Bruges was a convenient stopping off point on the way, after you’d caught your steamer to Ostende and before you continued your pilgrimage to the site where the British and their Prussian and Dutch allies had finally seen off the threat of Napoleon.
“I cannot imagine that British people will stop coming to Bruges,” says Brigitte. “It cannot be that Britain is going to drift away from us. They need us like we need them.”
And the history really does matter.
Victor Depaepe after all first heard about Charles II’s charter when he was leafing through a copy of the Illustrated London News – a magazine which offered a serious and classy chronicle of important historical subjects and world events.
When we left Victor earlier in this piece he was up before magistrates in Lewes facing rather serious charges of illegal fishing.
And here’s the remarkable thing.
After the trial had started, a message reached the court from government lawyers that the case should be quietly dropped pending further legal reflection.
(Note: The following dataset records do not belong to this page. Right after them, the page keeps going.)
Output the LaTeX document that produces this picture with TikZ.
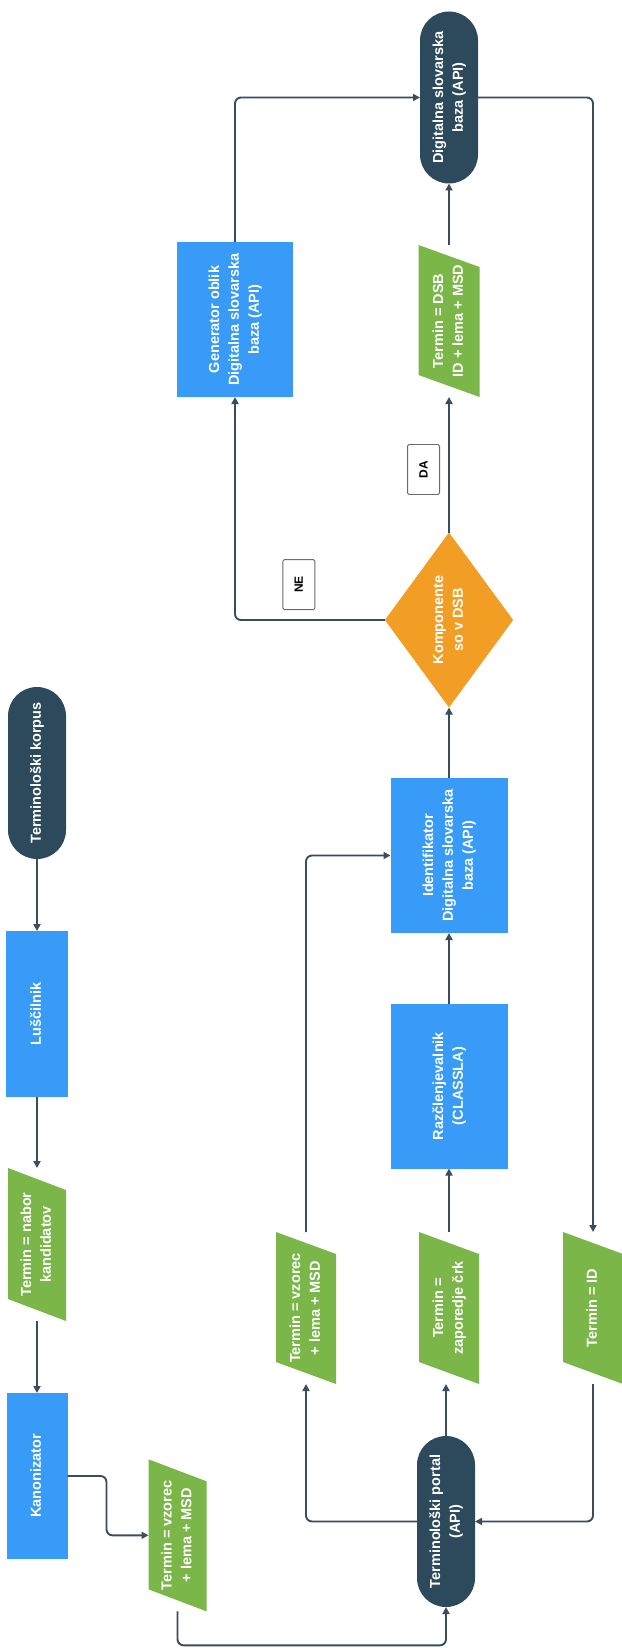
\documentclass[tikz,border=0pt]{standalone}
\usepackage{fontspec}
\setmainfont{Liberation Sans}
\usetikzlibrary{shapes.geometric,arrows.meta}
\definecolor{darkc}{HTML}{2C4A5C}
\definecolor{bluec}{HTML}{379BF7}
\definecolor{greenc}{HTML}{7AB648}
\definecolor{orangec}{HTML}{F29E24}
\definecolor{linec}{HTML}{3A4D5C}
\definecolor{lblc}{HTML}{6A6A6A}
\newcommand{\vtext}[1]{\rotatebox{90}{\begin{tabular}{@{}c@{}}#1\end{tabular}}}
\begin{document}
\begin{tikzpicture}[x=1pt,y=-1pt,
  base/.style={inner sep=0pt, outer sep=0pt, text=white, font=\fontsize{14.5}{19.8}\selectfont\bfseries},
  term/.style={base, fill=darkc, rounded corners=29pt, minimum width=58pt, minimum height=172pt},
  proc/.style={base, fill=bluec, minimum width=116pt, minimum height=155pt},
  io/.style={base, minimum width=60pt, minimum height=152pt,
    path picture={\fill[greenc] (path picture bounding box.north west) -- ([yshift=-22pt]path picture bounding box.north east) -- (path picture bounding box.south east) -- ([yshift=22pt]path picture bounding box.south west) -- cycle;}},
  dec/.style={base, diamond, fill=orangec, minimum width=115pt, minimum height=175pt},
  lbl/.style={draw=lblc, fill=white, line width=0.9pt, text=black, rounded corners=1.5pt,
    font=\fontsize{12}{14}\selectfont\bfseries, minimum width=32pt, minimum height=50pt, inner sep=0pt},
  arr/.style={draw=linec, line width=1.9pt, -{Triangle[length=7pt,width=7pt]}, rounded corners=6pt},
]
\useasboundingbox (0,0) rectangle (621,1648);
\fill[white] (0,0) rectangle (621,1648);

% nodes
\node[term] (dsb) at (449,97.5) {\vtext{Digitalna slovarska\\baza (API)}};
\node[proc] (gen) at (235,319.5) {\vtext{Generator oblik\\Digitalna slovarska\\baza (API)}};
\node[io, minimum width=61pt] (odsb) at (449,321) {\vtext{Termin = DSB\\ID + lema + MSD}};
\node[dec] (dia) at (449,620) {\vtext{Komponente\\so v DSB}};
\node[term] (korp) at (37,773) {\vtext{Terminološki korpus}};
\node[proc, minimum width=117pt] (ident) at (449,855.5) {\vtext{Identifikator\\Digitalna slovarska\\baza (API)}};
\node[proc, minimum width=62pt, minimum height=166pt] (lusc) at (37,1014) {\vtext{Luščilnik}};
\node[proc, minimum width=117pt, minimum height=165pt] (razc) at (449,1086) {\vtext{Razčlenjevalnik\\(CLASSLA)}};
\node[io, minimum width=58pt, minimum height=153pt] (nabor) at (37,1244.5) {\vtext{Termin = nabor\\kandidatov}};
\node[io] (vz1) at (306,1308) {\vtext{Termin = vzorec\\+ lema + MSD}};
\node[io] (zap) at (449,1308) {\vtext{Termin =\\zaporedje črk}};
\node[io] (tid) at (593,1308) {\vtext{Termin = ID}};
\node[proc, minimum width=61pt, minimum height=166pt] (kan) at (37,1476) {\vtext{Kanonizator}};
\node[io, minimum width=58pt] (vz2) at (177.5,1535.3) {\vtext{Termin = vzorec\\+ lema + MSD}};
\node[term, minimum height=171pt] (portal) at (446,1521.5) {\vtext{Terminološki portal\\(API)}};

% connectors
\draw[arr] (korp.south) -- (lusc.north);
\draw[arr] (lusc.south) -- (nabor.north);
\draw[arr] (nabor.south) -- (kan.north);
\draw[arr] (kan.east) -- ++(39,0) |- (vz2.west);
\draw[arr] (vz2.south) -- ++(0,34) -| (portal.south);
\draw[arr] (portal.west) -| (vz1.south);
\draw[arr] (portal.north) -- (portal.north |- zap.south);
\draw[arr] (tid.south) |- (portal.east);
\draw[arr] (vz1.north) |- (ident.west);
\draw[arr] (zap.north) -- (razc.south);
\draw[arr] (razc.north) -- (ident.south);
\draw[arr] (ident.north) -- (dia.south);
\draw[arr] (dia.north) -- node[lbl, left=9pt, pos=0.465] {\rotatebox{90}{DA}} (odsb.south);
\draw[arr] (dia.west) -| node[lbl, above=10pt, pos=0.287] {\rotatebox{90}{NE}} (gen.south);
\draw[arr] (gen.north) |- (dsb.west);
\draw[arr] (odsb.north) -- (dsb.south);
\draw[arr] (dsb.east) -| (tid.north);
\end{tikzpicture}
\end{document}
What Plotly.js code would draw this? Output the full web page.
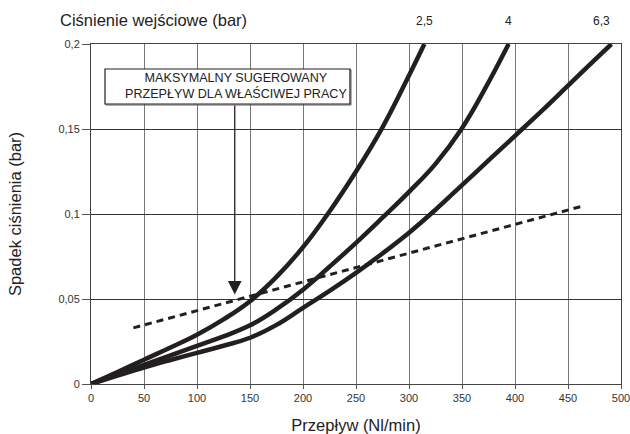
<!DOCTYPE html>
<html>
<head>
<meta charset="utf-8">
<script src="https://cdn.plot.ly/plotly-3.0.1.min.js"></script>
<style>html,body{margin:0;padding:0;background:#fff;}#chart{width:630px;height:434px;}</style>
</head>
<body>
<div id="chart"></div>
<script>
// ---- data ----
const seriesNames = ['2,5', '4', '6,3'];
const flow_25 = [0, 25, 50, 75, 100, 125, 150, 175, 200, 225, 250, 275, 300, 314.5];
const drop_25 = [0, 0.0071, 0.0143, 0.0215, 0.029, 0.038, 0.0487, 0.063, 0.0805, 0.1015, 0.125, 0.151, 0.1815, 0.2];
const flow_4 = [0, 25, 50, 75, 100, 125, 150, 175, 200, 225, 250, 275, 300, 325, 350, 372, 394];
const drop_4 = [0, 0.0057, 0.0113, 0.0168, 0.0224, 0.028, 0.0345, 0.044, 0.0555, 0.069, 0.083, 0.0978, 0.113, 0.1295, 0.1505, 0.174, 0.2];
const flow_63 = [0, 25, 50, 75, 100, 125, 150, 175, 200, 225, 250, 275, 300, 325, 350, 375, 400, 425, 450, 475, 491];
const drop_63 = [0, 0.0049, 0.0097, 0.0141, 0.0183, 0.0225, 0.0272, 0.0348, 0.0448, 0.0548, 0.0654, 0.0768, 0.089, 0.1025, 0.117, 0.1315, 0.146, 0.1605, 0.1755, 0.1905, 0.2];
const limitFlow = [40, 464];
const limitDrop = [0.033, 0.1047];
const arrowFlow = 135.6;
const arrowTipDrop = 0.0526;
const boxText = 'MAKSYMALNY SUGEROWANY<br>PRZEPŁYW DLA WŁAŚCIWEJ PRACY';
const xTicks = [0, 50, 100, 150, 200, 250, 300, 350, 400, 450, 500];
const yTicks = [0, 0.05, 0.1, 0.15, 0.2];
const yTickText = ['0', '0,05', '0,1', '0,15', '0,2'];

const FONT = '"Liberation Sans", Arial, sans-serif';
const INK = '#231f20';

const curves = [[flow_25, drop_25], [flow_4, drop_4], [flow_63, drop_63]];
const traces = curves.map((c, i) => ({
  x: c[0], y: c[1], name: seriesNames[i], type: 'scatter', mode: 'lines',
  line: {color: INK, width: 4.5, shape: 'spline', smoothing: 1.2},
  hoverinfo: 'x+y'
}));
traces.push({
  x: limitFlow, y: limitDrop, type: 'scatter', mode: 'lines',
  line: {color: INK, width: 3, dash: '7px,5px'}, hoverinfo: 'skip'
});

const annotations = curves.map((c, i) => ({
  text: seriesNames[i], x: c[0][c[0].length - 1], xref: 'x',
  y: 1, yref: 'paper', yanchor: 'middle', yshift: 23,
  xshift: i === 2 ? -10 : 0,
  showarrow: false, font: {family: FONT, size: 12, color: '#222'}
}));
annotations.push({
  text: boxText, x: arrowFlow + 1, xref: 'x', y: 0.1752, yref: 'y',
  showarrow: false, align: 'center',
  font: {family: FONT, size: 12.6, color: '#222'}
});
annotations.push({
  text: '', x: arrowFlow, y: arrowTipDrop, xref: 'x', yref: 'y',
  ax: arrowFlow, ay: 0.1647, axref: 'x', ayref: 'y',
  showarrow: true, arrowhead: 2, arrowsize: 2.1, arrowwidth: 1.3, arrowcolor: INK
});

const layout = {
  width: 630, height: 434,
  margin: {l: 91, r: 9, t: 44, b: 50},
  paper_bgcolor: '#fff', plot_bgcolor: '#fff',
  showlegend: false,
  separators: ', ',
  font: {family: FONT, color: '#222'},
  title: {
    text: 'Ciśnienie wejściowe (bar)',
    xref: 'container', x: 60 / 630, xanchor: 'left',
    yref: 'container', y: 1 - 20 / 434, yanchor: 'middle',
    font: {family: FONT, size: 16.5, color: '#222'}
  },
  xaxis: {
    range: [0, 500], tickmode: 'array', tickvals: xTicks,
    showgrid: true, gridcolor: '#777', gridwidth: 1,
    zeroline: false, showline: true, linecolor: '#444', linewidth: 1, mirror: true,
    ticks: 'outside', ticklen: 4, tickcolor: '#555', tickwidth: 1,
    ticklabeloverflow: 'allow',
    tickfont: {family: FONT, size: 11, color: '#333'},
    title: {text: 'Przepływ (Nl/min)', standoff: 16, font: {family: FONT, size: 16.5, color: '#222'}}
  },
  yaxis: {
    range: [0, 0.2], tickmode: 'array', tickvals: yTicks, ticktext: yTickText,
    showgrid: true, gridcolor: '#333', gridwidth: 1,
    zeroline: false, showline: true, linecolor: '#444', linewidth: 1, mirror: true,
    ticks: 'outside', ticklen: 8, tickcolor: '#555', tickwidth: 1,
    tickfont: {family: FONT, size: 11, color: '#333'},
    title: {text: 'Spadek ciśnienia (bar)', standoff: 32, font: {family: FONT, size: 16.5, color: '#222'}}
  },
  shapes: [
    {type: 'rect', xref: 'x', yref: 'y', x0: 14.2, x1: 245.3, y0: 0.1641, y1: 0.1847,
     line: {color: '#666', width: 1}, fillcolor: 'rgba(0,0,0,0)', layer: 'above'},
    {type: 'rect', xref: 'x', yref: 'y', x0: 13.2, x1: 244.3, y0: 0.1647, y1: 0.1853,
     line: {color: INK, width: 1.2}, fillcolor: '#fff', layer: 'above'}
  ],
  annotations: annotations
};

Plotly.newPlot('chart', traces, layout, {staticPlot: true, displayModeBar: false});
</script>
</body>
</html>
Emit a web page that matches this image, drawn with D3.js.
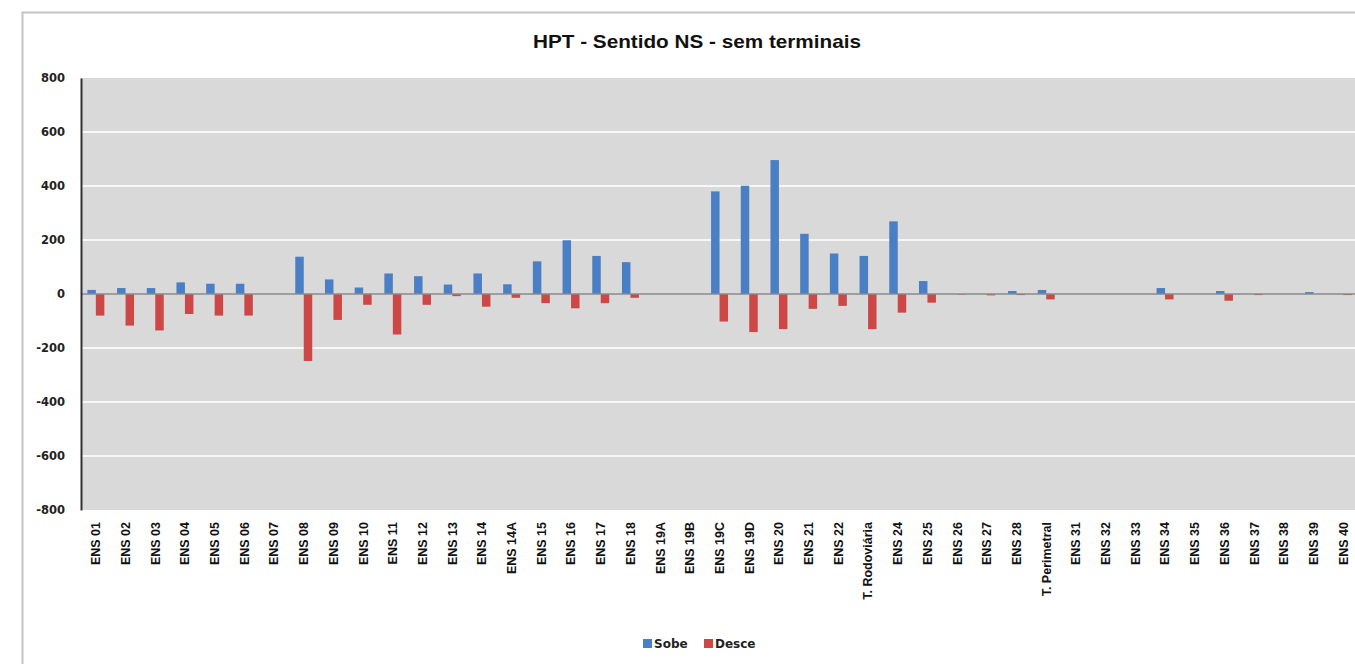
<!DOCTYPE html>
<html><head><meta charset="utf-8">
<script src="https://cdn.jsdelivr.net/npm/d3@7"></script>
<style>html,body{margin:0;padding:0;background:#fff;overflow:hidden}</style>
</head><body>
<svg id="c" width="1355" height="664"></svg>
<script>
const categories = ["ENS 01","ENS 02","ENS 03","ENS 04","ENS 05","ENS 06","ENS 07","ENS 08","ENS 09","ENS 10","ENS 11","ENS 12","ENS 13","ENS 14","ENS 14A","ENS 15","ENS 16","ENS 17","ENS 18","ENS 19A","ENS 19B","ENS 19C","ENS 19D","ENS 20","ENS 21","ENS 22","T. Rodoviária","ENS 24","ENS 25","ENS 26","ENS 27","ENS 28","T. Perimetral","ENS 31","ENS 32","ENS 33","ENS 34","ENS 35","ENS 36","ENS 37","ENS 38","ENS 39","ENS 40"];
const sobe  = [15,22,22,43,38,38,0,138,54,24,76,66,35,76,36,121,199,141,118,0,0,380,401,496,223,150,141,269,48,0,0,11,15,0,0,0,22,0,11,0,0,7,0];
const desce = [-80,-117,-135,-74,-80,-80,0,-248,-96,-40,-150,-40,-8,-47,-14,-34,-53,-34,-14,0,0,-102,-141,-130,-55,-44,-130,-69,-32,-2,-5,-4,-20,0,0,0,-20,0,-25,-4,0,0,-4];
const yTicks = [-800,-600,-400,-200,0,200,400,600,800];
const seriesNames = ["Sobe","Desce"];
const colors = ["#4a7fc6","#cd4747"];
const title = "HPT - Sentido NS - sem terminais";

const svg = d3.select("#c");
svg.append("rect").attr("x",22.5).attr("y",12.5).attr("width",1400).attr("height",700)
  .attr("fill","#fff").attr("stroke","#c4c4c4").attr("stroke-width",2);

const L = 81, R = 81 + 43*29.7, T = 78, B = 510;
const x = d3.scaleBand().domain(categories).range([L,R]).paddingInner(1.5/3.5).paddingOuter(0.75/3.5);
const xs = d3.scaleBand().domain(seriesNames).range([0,x.bandwidth()]);
const y = d3.scaleLinear().domain([-800,800]).range([B,T]);

svg.append("rect").attr("x",L).attr("y",T).attr("width",R-L).attr("height",B-T).attr("fill","#d9d9d9");
svg.append("g").selectAll("line").data(yTicks.filter(v=>v!==0 && v!==800 && v!==-800)).join("line")
  .attr("x1",L).attr("x2",R).attr("y1",d=>y(d)).attr("y2",d=>y(d))
  .attr("stroke","#f7f7f7").attr("stroke-width",2);

const data = categories.map((c,i)=>({c, v:[sobe[i],desce[i]]}));
const g = svg.append("g");
seriesNames.forEach((s,si)=>{
  g.selectAll("rect.s"+si).data(data).join("rect").attr("class","s"+si)
    .attr("x",d=>x(d.c)+xs(s)).attr("width",xs.bandwidth())
    .attr("y",d=>y(Math.max(0,d.v[si]))).attr("height",d=>Math.abs(y(d.v[si])-y(0)))
    .attr("fill",colors[si]);
});
svg.append("line").attr("x1",L).attr("x2",R).attr("y1",y(0)).attr("y2",y(0)).attr("stroke","#8a8a8a").attr("stroke-width",1.5);

const ya = svg.append("g").attr("transform",`translate(${L},0)`)
  .call(d3.axisLeft(y).tickValues(yTicks).tickSize(0).tickPadding(16).tickFormat(d=>String(d)));
ya.select(".domain").attr("stroke","#333").attr("stroke-width",2);
ya.selectAll("text").attr("font-family","DejaVu Sans").attr("font-weight","bold").attr("font-size","11.5px").attr("fill","#222");

const xa = svg.append("g").attr("transform",`translate(0,${B})`)
  .call(d3.axisBottom(x).tickSize(0).tickPadding(0));
xa.select(".domain").remove();
xa.selectAll("text").attr("font-family","Liberation Sans").attr("font-weight","bold").attr("font-size","12.5px").attr("fill","#111")
  .attr("text-anchor","end").attr("transform","rotate(-90)").attr("x",-12).attr("y",0).attr("dy","0.35em");

svg.append("text").attr("x",697).attr("y",48).attr("text-anchor","middle")
  .attr("font-family","Liberation Sans").attr("font-weight","bold").attr("font-size","19px").attr("fill","#111")
  .attr("textLength",328).attr("lengthAdjust","spacingAndGlyphs").text(title);

const lg = svg.append("g");
const lx = [643,704];
seriesNames.forEach((s,i)=>{
  lg.append("rect").attr("x",lx[i]).attr("y",639).attr("width",9).attr("height",9).attr("fill",colors[i]);
  lg.append("text").attr("x",lx[i]+11).attr("y",648).attr("font-family","DejaVu Sans").attr("font-weight","bold")
    .attr("font-size","12px").attr("fill","#222").text(s);
});
</script>
</body></html>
The British government had no desire to test in public the validity of the Bruges Charter and the legal power of personal decrees made by Kings and Queens in open court. To Victor and to the fishing crews of Bruges that was a tacit admission that the fishing privileges granted by a grateful Crown around the time that Sir Christopher Wren was designing St Paul’s Cathedral remained valid around the time the Beatles were beginning to top the charts. And no-one in the UK, it seems, cared to contradict him.
Victor’s son Paul says the fishermen of Bruges recognised his achievement: “He was a hero,” he told us simply.
This year of course the charter has been just one ingredient in a more complicated diplomatic cocktail of Brexit and fisheries negotiations, free trade deals and withdrawal agreements.
But the fact that it’s played a part at all is testament to the deep ties between Britain, Bruges and Belgium, and above all to Victor Depaepe – an Anglophile and an adventurer with a sense of humour and a sense of history.